Williams moving on to next chapter in her life
Frisco resident plans to make love of children a career
FRISCO – Heather Williams’ resume reads like a good adventure novel, leaving the readers with no clear idea where they’ll be taken next. It includes a stint as a Russian missionary, a river rafting guide, deputy press secretary for a Washington senator, and currently, a bartender.
And it’s gearing up for another turn.
Currently a Frisco resident, Williams will leave Summit County this fall to enroll in the University of Northern Colorado. She plans to earn her teaching degree in three years, and return to the mountains – preferably Summit County – to teach English and social studies to middle school students.
While she has a special fondness for middle school-aged students, children of all ages tug at her heart. Williams just turned 30, but she’s oftentimes happiest at floor level with a toddler. When she recently visited a friend’s 2-year-old, the little girl demonstrated her affection by smearing Williams’ neck and arms with pear juice.
An unpleasant and sticky experience? Not to Williams.
“It was great,” she said. “I like hanging out with kids. All they want is love and attention.”
Williams spent her own childhood in Erie, which she says used to be “a dinky little town,” and now is one of the fastest-growing communities in Colorado. She graduated from the University of Colorado with a journalism degree, then jetted off to Russia for two years to work as a missionary with the Presbyterian church.
When she returned home, a friend suggested that her foreign language and journalism skills could net her a job in Washington, D.C.
“I said, “I don’t think I ever want to wear a suit. Thanks, but no thanks,'” Williams said.
Her parents, however, saw it as an opportunity, and bought Williams a plane ticket to D.C., suggesting that, if nothing else, she treat it as a vacation. No one was more surprised than Williams when she took a job working for Washington U.S. Sen. Slade Gorton. She spent three years there.
“It was a wonderful job for me,” she said. “Beforehand, I knew nothing about politics.
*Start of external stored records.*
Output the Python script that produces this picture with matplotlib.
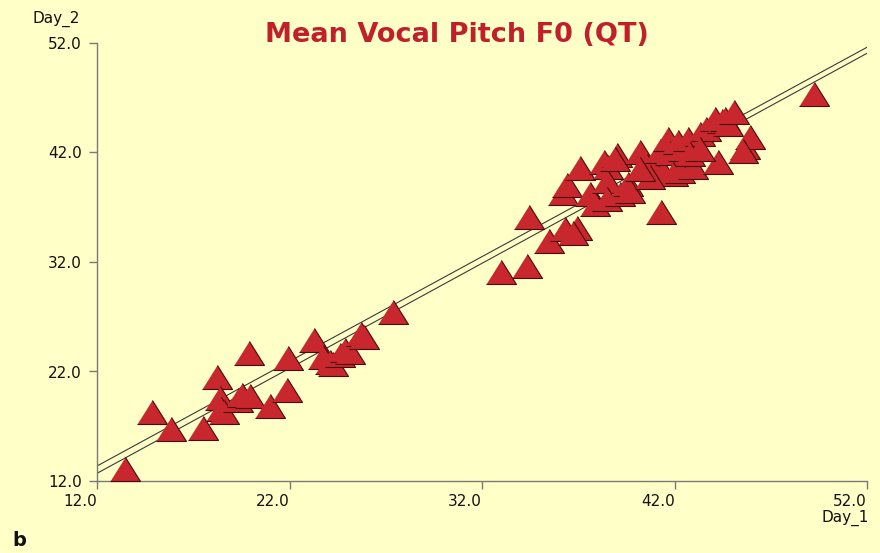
"""
Mean vocal pitch F0 (QT): Day_1 vs Day_2 scatter with two fitted lines
"""

import matplotlib.pyplot as plt

# ============ Data ============
day_1 = [
    13.45, 14.86, 15.84, 17.51, 18.23, 18.39, 18.44, 18.60, 19.32, 19.53,
    19.95, 19.90, 20.99, 21.87, 21.92, 23.27, 23.74, 24.10, 24.26, 24.62,
    24.88, 25.14, 25.71, 25.87, 27.38, 32.99, 34.34, 34.44, 35.48, 36.31,
    36.94, 36.73, 36.21, 36.42, 37.09, 37.61, 37.87, 38.34, 38.55, 38.49,
    38.49, 39.01, 39.17, 39.58, 39.69, 38.91, 40.21, 40.57, 40.88, 41.25,
    41.30, 41.40, 41.66, 41.77, 41.92, 42.18, 42.29, 42.44, 42.70, 42.96,
    43.32, 43.64, 44.10, 44.26, 44.47, 44.62, 44.78, 45.09, 45.66, 45.92,
    45.56, 49.25, 40.73, 42.81, 43.32, 40.21,
]
day_2 = [
    13.09, 18.30, 16.76, 16.85, 21.52, 19.59, 18.58, 18.30, 19.41, 19.87,
    19.78, 23.71, 18.86, 20.32, 23.26, 24.90, 23.35, 22.89, 22.71, 23.53,
    23.99, 23.80, 25.45, 25.18, 27.47, 31.13, 31.59, 36.07, 33.96, 34.97,
    35.15, 34.61, 38.27, 38.99, 40.55, 38.17, 37.26, 41.10, 40.64, 39.36,
    37.72, 41.75, 38.17, 39.08, 38.45, 41.38, 42.02, 40.73, 40.46, 42.11,
    36.53, 40.18, 43.21, 41.93, 40.00, 42.94, 40.27, 42.30, 43.21, 40.64,
    43.67, 44.13, 45.05, 41.10, 44.86, 45.05, 44.59, 45.69, 42.48, 43.40,
    42.11, 47.33, 39.73, 41.84, 42.30, 40.46,
]

# fitted lines, value at Day_1 = 12 and Day_1 = 52
fit_x = [12.0, 52.0]
fit_a = [13.37, 51.61]
fit_b = [12.70, 51.06]

ticks = [12.0, 22.0, 32.0, 42.0, 52.0]

BG = '#ffffc8'
FILL = '#c8272e'
EDGE = '#4a0a0a'
TITLE_RED = '#c0202a'
AXIS_GREY = '#7a7a7a'

# ============ Plot ============
fig = plt.figure(figsize=(8.8, 5.53), dpi=100, facecolor=BG)
ax = fig.add_axes([97 / 880, 1 - 481 / 553, 770 / 880, 438 / 553])
ax.set_facecolor(BG)

ax.set_xlim(12, 52)
ax.set_ylim(12, 52)

for yv in (fit_a, fit_b):
    ax.plot(fit_x, yv, color='#3a3a3a', linewidth=0.8, zorder=2)

# slightly flattened triangle
tri = [(-1, -0.8), (1, -0.8), (0, 0.8)]
ax.scatter(day_1, day_2, marker=tri, s=21.6 ** 2, facecolor=FILL,
           edgecolor=EDGE, linewidth=0.8, zorder=3, clip_on=False)

for side in ('top', 'right'):
    ax.spines[side].set_visible(False)
for side in ('left', 'bottom'):
    ax.spines[side].set_color(AXIS_GREY)
    ax.spines[side].set_linewidth(1.0)

ax.set_xticks(ticks)
ax.set_yticks(ticks)
ax.set_xticklabels([f'{t:.1f}' for t in ticks], ha='right')
ax.set_yticklabels([f'{t:.1f}' for t in ticks])
ax.tick_params(axis='both', direction='out', length=6, width=1.0,
               color=AXIS_GREY, labelsize=11, labelcolor='#111111')
ax.tick_params(axis='x', pad=3.5)
ax.tick_params(axis='y', pad=5)

fig.text(0.519, 0.937, 'Mean Vocal Pitch F0 (QT)', ha='center', va='center',
         fontsize=19.5, fontweight='bold', color=TITLE_RED)
fig.text(80 / 880, 1 - 19 / 553, 'Day_2', ha='right', va='center',
         fontsize=11, color='#111111')
fig.text(869 / 880, 1 - 518 / 553, 'Day_1', ha='right', va='center',
         fontsize=11, color='#111111')
fig.text(12 / 880, 1 - 541 / 553, 'b', ha='left', va='center',
         fontsize=14, fontweight='bold', color='#111111')

fig.savefig('out.png', dpi=100, facecolor=BG)
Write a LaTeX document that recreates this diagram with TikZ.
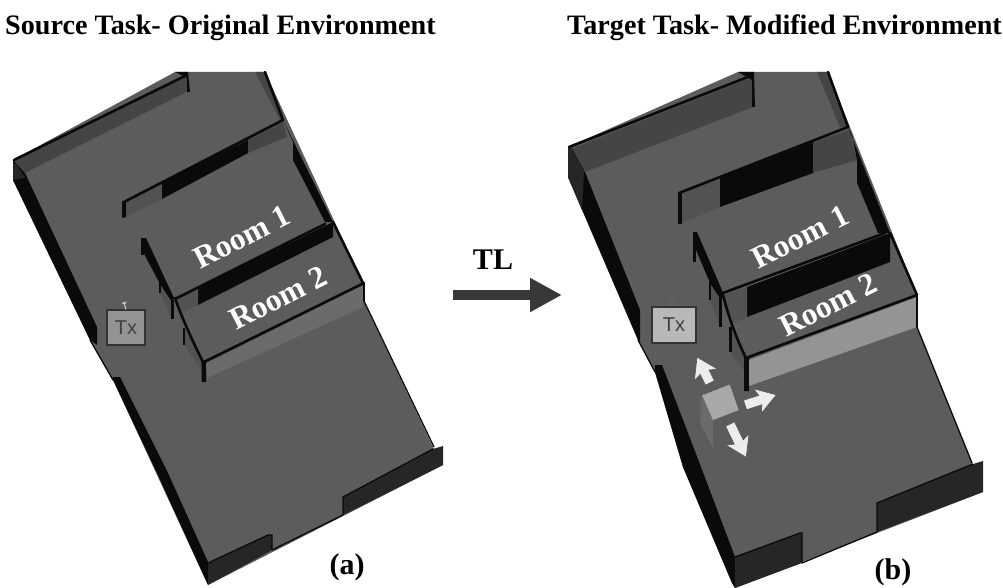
\documentclass[tikz,border=0pt]{standalone}
\usepackage{fontspec}
\setmainfont{Liberation Serif}
\setsansfont{Liberation Sans}
\usetikzlibrary{arrows.meta}
\definecolor{floorc}{gray}{0.36}
\definecolor{wallc}{gray}{0.27}
\definecolor{wallg}{gray}{0.32}
\definecolor{blackc}{gray}{0.04}
\definecolor{endc}{gray}{0.15}
\definecolor{roomtwoa}{gray}{0.42}
\definecolor{roomtwob}{gray}{0.58}
\definecolor{cubetop}{gray}{0.66}
\definecolor{cubeside}{gray}{0.42}
\definecolor{arrowc}{gray}{0.93}
\tikzset{
  floorp/.style={fill=floorc},
  wallp/.style={fill=wallc},
  wallq/.style={fill=wallg},
  blk/.style={fill=blackc},
  endw/.style={fill=endc},
  edge/.style={draw=blackc,line width=2.6pt,line cap=round},
  thinedge/.style={draw=blackc,line width=1.3pt},
  title/.style={font=\bfseries\fontsize{28.15}{30}\selectfont,anchor=west,inner sep=0pt},
  roomlabel/.style={font=\bfseries\fontsize{31.5}{34}\selectfont,text=white,rotate=27,inner sep=0pt},
  caption/.style={font=\bfseries\fontsize{30}{32}\selectfont,inner sep=0pt},
  txbox/.style={draw=black!80,line width=1.1pt,minimum width=38pt,minimum height=35pt,inner sep=0pt,
    font=\sffamily\fontsize{20}{22}\selectfont,text=black!75},
  moveArrow/.style={fill=arrowc,draw=black!65,line width=.7pt,line join=miter}
}
\newcommand{\blockarrow}[4]{%
  \begin{scope}[shift={(#1,#2)},rotate=#3]
    \path[moveArrow] (0,-5) -- (#4-17,-5) -- (#4-20,-13) -- (#4,0) -- (#4-20,13) -- (#4-17,5) -- (0,5) -- cycle;
  \end{scope}}
\begin{document}
\begin{tikzpicture}[x=1pt,y=-1pt]
\useasboundingbox (0,0) rectangle (1003,588);
% ---------- LEFT ----------
\fill[floorp] (13,160) -- (175,72) -- (265,72) -- (363,283) -- (364,302) -- (433,447) -- (443,465) -- (208,585) -- (113,380) -- (90,340) -- (13,180) -- cycle;
% left black walls
\fill[blk] (13,160) -- (25,173) -- (97,327) -- (97,345) -- (90,340) -- (13,180) -- cycle;
\fill[endc] (13,162) -- (17,165) -- (25,178) -- (13,180) -- cycle;
\fill[blk] (113,377) -- (120,377) -- (168,473) -- (208,562) -- (208,585) -- (157,473) -- (113,380) -- cycle;
\draw[thinedge] (90,340) -- (113,380);
% top wall
\fill[wallp] (15,161) -- (187,76) -- (187,92) -- (25,173) -- cycle;
\draw[edge] (14,160) -- (187,75);
\fill[blk] (175,72) -- (188,72) -- (190,92) -- (187,92) -- (187,78) -- cycle;
% right top wall
\fill[wallp] (255,72) -- (265,72) -- (284,120) -- (280,120) -- cycle;
\draw[edge] (265,72) -- (283,120);
% room 1 upper wall
\fill[wallq] (123,203) -- (162,183) -- (162,199) -- (125,217) -- cycle;
\fill[blk] (162,182) -- (248,140) -- (248,153) -- (162,199) -- cycle;
\fill[wallp] (248,140) -- (283,122) -- (287,137) -- (248,153) -- cycle;
\draw[edge] (124,202) -- (283,120);
\fill[blk] (122,201) -- (126,201) -- (126,217) -- (122,218) -- cycle;
% right black band of room 1
\fill[blk] (283,120) -- (333,222) -- (325,222) -- (293,160) -- (293,142) -- cycle;
% room1/room2 wall
\fill[blk] (198,288) -- (333,222) -- (333,237) -- (198,305) -- cycle;
\fill[wallq] (175,300) -- (198,288) -- (198,305) -- (183,312) -- cycle;
\draw[edge] (175,299) -- (325,224);
% room 1 left wall
\fill[wallq] (160,282) -- (172,300) -- (172,319) -- (160,293) -- cycle;
\fill[blk] (142,238) -- (146,238) -- (174,298) -- (172,302) -- (160,284) -- (142,250) -- cycle;
\fill[blk] (141,238) -- (143.5,238) -- (143.5,255) -- (141,255) -- cycle;
\fill[blk] (159,282) -- (161,282) -- (161,293) -- (159,293) -- cycle;
\fill[blk] (170.5,300) -- (173.5,300) -- (173.5,319) -- (170.5,319) -- cycle;
% room 2
\draw[edge] (333,222) -- (363,283);
\fill[wallq] (184,328) -- (203,362) -- (203,372) -- (184,345) -- cycle;
\fill[blk] (183,328) -- (185,328) -- (185,345) -- (183,345) -- cycle;
\draw[edge] (175,298) .. controls (182,318) and (192,340) .. (203,362);
\fill[blk] (201.5,360) -- (206,362) -- (206,382) -- (201.5,382) -- cycle;
\fill[roomtwoa] (206,364) -- (363,285) -- (363,307) -- (207,378) -- cycle;
\draw[edge] (204,362) -- (364,283);
\draw[thinedge] (364,283) -- (364,302);
\draw[thinedge] (364,301) -- (434,447);
% end walls
\fill[endw] (208,563) -- (268,535) -- (272,535) -- (272,550) -- (208,585) -- cycle;
\fill[endw] (343,497) -- (433,449) -- (443,446) -- (443,465) -- (343,515) -- cycle;
\draw[thinedge] (208,563) -- (268,535) -- (272,535) -- (272,550);
\draw[thinedge] (343,515) -- (343,497) -- (433,449);
\draw[thinedge] (272,550) -- (343,515);
% Tx
\node[txbox,fill=gray!85!white] (txa) at (126,327.5) {Tx};
\coordinate (anta) at (124,303);
\draw[white!80!black,line width=1pt] (anta) -- (txa.north);
\fill[white!80!black] (anta) +(-2.5,0) -- +(2.5,-1.5) -- +(1,1.5) -- cycle;
\node[roomlabel] (r1a) at (242,237) {Room 1};
\node[roomlabel] (r2a) at (278,298) {Room 2};
% ---------- RIGHT ----------
\fill[floorp] (568,147) -- (738,72) -- (828,72) -- (917,295) -- (917,327) -- (972,463) -- (983,492) -- (735,588) -- (732,583) -- (683,467) -- (655,372) -- (638,340) -- (568,177) -- cycle;
\fill[blk] (572,148) -- (585,172) -- (640,310) -- (640,342) -- (638,340) -- (568,177) -- cycle;
\fill[endc] (568,147) -- (573,149) -- (584,172) -- (582,210) -- (568,177) -- cycle;
\fill[blk] (655,365) -- (662,365) -- (701,467) -- (735,557) -- (735,588) -- (732,583) -- (683,467) -- (655,372) -- cycle;
\draw[thinedge] (638,340) -- (655,372);
% top wall
\fill[wallp] (573,148) -- (753,77) -- (753,107) -- (585,172) -- cycle;
\draw[edge] (569,147) -- (753,75);
\fill[blk] (738,72) -- (754,72) -- (755,107) -- (752,107) -- (752,80) -- cycle;
% right top wall
\fill[wallp] (817,72) -- (828,72) -- (848,127) -- (840,127) -- cycle;
\draw[edge] (828,72) -- (848,127);
% room 1 upper wall
\fill[wallq] (682,193) -- (720,178) -- (720,207) -- (682,223) -- cycle;
\fill[blk] (720,178) -- (813,142) -- (813,173) -- (720,207) -- cycle;
\fill[wallp] (813,142) -- (850,130) -- (857,160) -- (813,173) -- cycle;
\draw[edge] (679,193) -- (848,127);
\fill[blk] (678,192) -- (682,192) -- (682,224) -- (678,224) -- cycle;
% right black band
\fill[blk] (848,127) -- (890,233) -- (878,233) -- (857,183) -- (857,160) -- (852,135) -- cycle;
% room1/2 wall
\fill[blk] (747,287) -- (890,233) -- (890,262) -- (747,317) -- cycle;
\fill[wallq] (723,295) -- (747,287) -- (747,317) -- (733,323) -- cycle;
\draw[edge] (723,293) -- (885,233);
% room 1 left wall
\fill[wallq] (710,282) -- (720,298) -- (720,327) -- (710,300) -- cycle;
\fill[blk] (694,232) -- (697,232) -- (724,295) -- (721,300) -- (710,283) -- (694,245) -- cycle;
\fill[blk] (693,232) -- (695.5,232) -- (695.5,262) -- (693,262) -- cycle;
\fill[blk] (709,282) -- (711,282) -- (711,300) -- (709,300) -- cycle;
\fill[blk] (718.5,298) -- (721.5,298) -- (721.5,327) -- (718.5,327) -- cycle;
% room 2
\draw[edge] (890,233) -- (917,295);
\fill[wallq] (730,328) -- (745,357) -- (745,372) -- (730,352) -- cycle;
\fill[blk] (729,327) -- (731.5,327) -- (731.5,352) -- (729,352) -- cycle;
\draw[edge] (723,295) .. controls (728,315) and (736,338) .. (746,358);
\fill[blk] (744,356) -- (749,358) -- (749,391) -- (744,391) -- cycle;
\fill[roomtwob] (749,360) -- (917,297) -- (917,327) -- (749,386) -- cycle;
\draw[edge] (746,358) -- (917,295);
\draw[thinedge] (917,295) -- (917,327);
\draw[thinedge] (917,327) -- (972,463);
% end walls
\fill[endw] (735,557) -- (800,533) -- (802,533) -- (802,563) -- (735,588) -- cycle;
\fill[endw] (877,503) -- (973,464) -- (983,461) -- (983,492) -- (877,532) -- cycle;
\draw[thinedge] (735,557) -- (800,533) -- (802,533) -- (802,563);
\draw[thinedge] (877,532) -- (877,503) -- (973,464);
\draw[thinedge] (802,563) -- (877,532);
% Tx
\node[txbox,fill=white!72!black,minimum width=44pt,minimum height=36pt] (txb) at (674,325) {Tx};
\draw[black!60,line width=1pt] (669,300) rectangle (673,305);
% obstacle cube
\fill[cubeside] (702,395) -- (713,420) -- (713,448) -- (701,425) -- cycle;
\draw[black!60,line width=.8pt] (700,396) -- (700,425);
\fill[cubetop] (702,395) -- (730,384) -- (739,410) -- (713,420) -- cycle;
\draw[black!70,densely dotted,line width=.9pt] (702,395) -- (730,384) -- (739,410);
% movement arrows
\blockarrow{710}{383}{116.6}{29}
\blockarrow{745}{405}{18}{33}
\blockarrow{730}{424}{-64}{37}
\node[roomlabel] (r1b) at (800,237) {Room 1};
\node[roomlabel] (r2b) at (828,305) {Room 2};
% ---------- TEXT / TL ----------
\node[title] (ta) at (5,28) {Source Task- Original Environment};
\node[title] (tb) at (567,28) {Target Task- Modified Environment};
\coordinate (tl0) at (453,295); \coordinate (tl1) at (562,295);
\draw[draw=black!78,line width=10pt,-{Triangle[length=32pt,width=32pt]}] (tl0) -- (tl1);
\node[caption] (tl) at (493,260) {TL};
\node[caption] (ca) at (347,567) {(a)};
\node[caption] (cb) at (893,572) {(b)};
\end{tikzpicture}
\end{document}
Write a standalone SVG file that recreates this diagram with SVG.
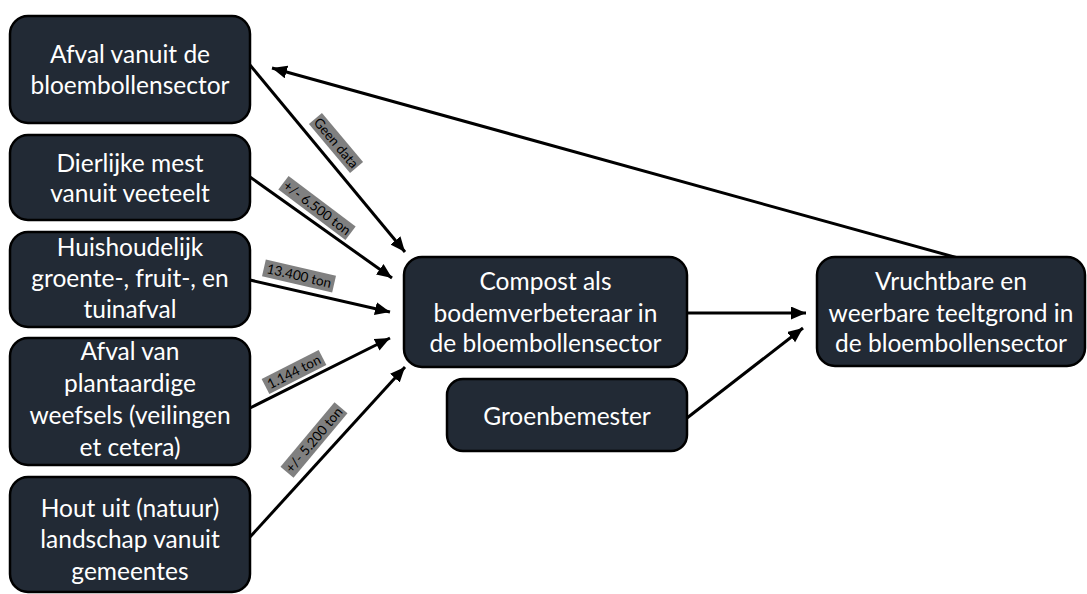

I got to learn both sides of issues.
“And I lived in a fun house with great roommates.”
The death of a friend brought her back home.
“I had decided before the summer of 2000 election I was moving back, but the clencher was that I had a good friend die in a kayaking accident,” she said. “I thought, “If I die tomorrow, I’d want to be around the people I care most about.'”
As fate would have it, she met her current roommate at her friend’s funeral. Shauna Fisher, who has a riverside Frisco condominium, told Williams she was looking for a roommate. Williams moved to Summit County, following in the footsteps of her brother, who is a Copper Mountain ski patroller.
“I’ve been working at the Dam Brewery, which makes me a dam waitress and bartender – which makes my parents really proud to say,” Williams said. “It’s a shift (from working for a senator), but it’s not that big a shift. When you’re working in a Senate office, your job is to make people happy.”
Williams said her varied list of achievements typically earns her the admiration of peers and friends, but she shrugs it off.
“People perceive me as being very adventurous,” she said. “But I’m not as confident or self-assured as people think I am. I have the same baggage as everyone else.”